Logistic Regression: this algorithm is also from sklearn python package, here the main hyperparameters are C and Penalty (L1 or L2).
KNN: K- nearest neighbour is a machine learning algorithm which uses distance metrics to find the closest neighbours of our features, we need to find the value of k to get the best accuracy at a particular value. We will be testing with many numbers of k- neighbours, so that we can find the best amount for k to achieve better accuracy.
Decision Tree: decision tree classifier is used here, and we import this classifier from sklearn package.
The accuracy of decision tree is lower than other models.
Random Forest: this algorithm is a type of ensemble model which works well for classification problems. Let us first find the important features and then predict the readmission of patients.
SGD Classifier: SGD Classifier implements regularised linear models with Stochastic Gradient Descent. Stochastic gradient descent considers only 1 random point while changing weights, unlike gradient descent which considers the whole training data.
XGboost: Gradient boosting is a machine learning technique for regression and classification problems, which produces a prediction model in the form of an ensemble of weak prediction models, typically decision trees.
We got better accuracy than any others using Gradient boosting algorithm with mostly 70% accuracy. Now let’s try Grid Search CV for other models and set correct parameters to achieve better accuracy.

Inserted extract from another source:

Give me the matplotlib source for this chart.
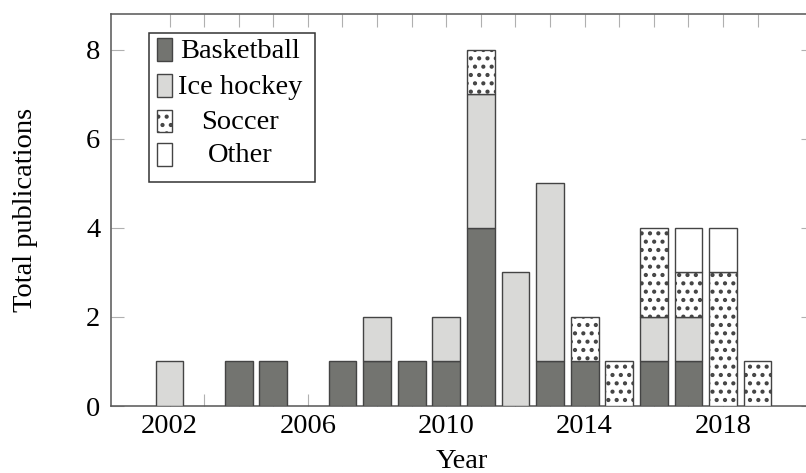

Decision Tree Hyperparameter Tuning:
Our best accuracy looks like this with 77% Accuracy. Let’s plot the Classification report and Roc curve:
AUC – ROC curve: AUC–ROC curve is the model selection metric for bi–multi-class classification problem. ROC is a probability curve for different classes. ROC tells us how good the model is for distinguishing the given classes, in terms of the predicted probability. A typical ROC curve has False Positive Rate (FPR) on the X-axis and True Positive Rate (TPR) on the Y-axis. The area covered by the curve is the area between the orange line (ROC) and the axis. This area covered is AUC. The bigger the area covered, the better the machine learning models is at distinguishing the given classes. The ideal value for AUC is 1.
Further proceedings: We had used 50 features to understand the features linked with admission. However, in future we can reduce this in the final analyses. Further neural networks should be used to achieve better accuracy, and we can reduce the dataset size as it takes lot time while running Grid Search CV.